In truth, these factors are unknown. Previous changes in journal
publication pattern are not an exact analog, but they seem to show that
some publishers prove to have adapted to change better than others, and
that the role of libraries in choosing what to purchase is much less
critical than the role of authors in choosing where to publish.

I do not trust any projections, including the ones I make myself (and I
have always indicated this by giving a very wide range -- e.g. "Open
Access: what comes next after 2004"  
http://dlist.sir.arizona.edu/archive/00000685/)

If I were recommending action, I would recommend to any library that it
should keep its options open and its funds available; I would recommend to
any publisher that it gradually convert some journals to Open Access
Journals, and offer the maximum practicable amount of liberty to authors
wishing to post their articles; I would recommend to any funding agency
that it sponsor as wide a range of possibilities as its resources commit;
I would recommend to any rule-making body that it promote as much OA as
feasible, and I would recommend to any authors that they should publish in
a variety of channels, in ways which will bring them the maximum attention
and prestige.  The reader may have noticed that all these recommendations
are essentially the same.

I would oppose any effort to standardize requirements, any single method
of publishing, paying, or archiving, and would ignore the prescriptive
advice of any one person or group.  The plain truth is that nobody knows
what will happen.  It is not necessary to enquire whether those making
strong positive or negative statements truly believe them, or are making
them for tactical reasons only, or simply expressing as a certainty what
they wish (or fear).
 
Whatever their motives, no one has factual basis for such statements.

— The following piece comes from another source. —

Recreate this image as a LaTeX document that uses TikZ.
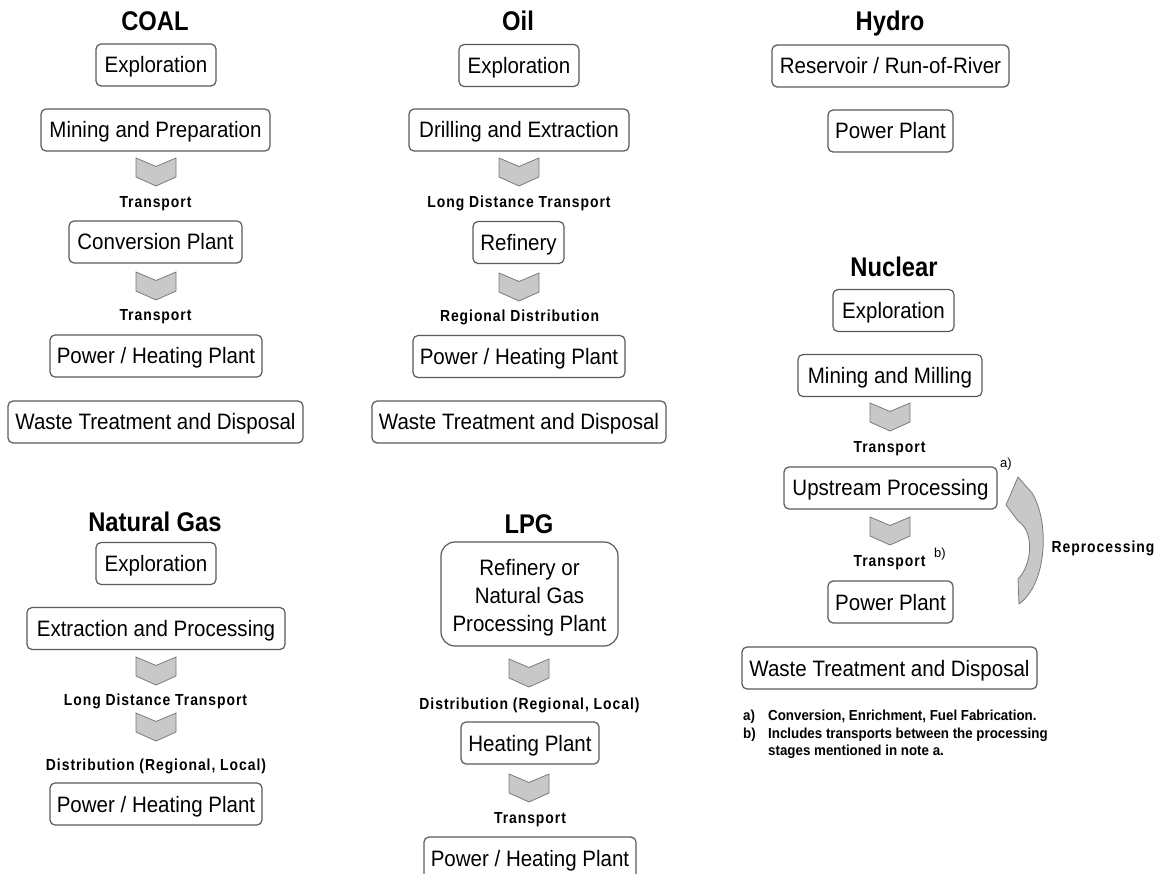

They
can be best read by ignoring the rhetoric, and treating them all as
potentially interesting suggestions. They do not become any the more
likely by being repeated, no matter how emphatically, or any less likely
by being criticized, no matter how vehemently.

Remember, this is a field where the only constraints are that no publisher
can publish after it runs out of money, and that no library can spend more
money than it is allotted.  This is a field where the best established
result is that almost all authors would publish in the way they are
required to publish--and with this result announced as a major
breakthrough.

But I look forward eagerly to analyzing what will prove to have
happened--but not for the sake of seeing who was right or wrong, because
all prior experience predicts that we will all be mostly wrong.

Dr. David Goodman
Associate Professor
Palmer School of Library and Information Science
Long Island University
dgoodman@liu.edu

Rhetoric--the art of making the worse seem the better cause.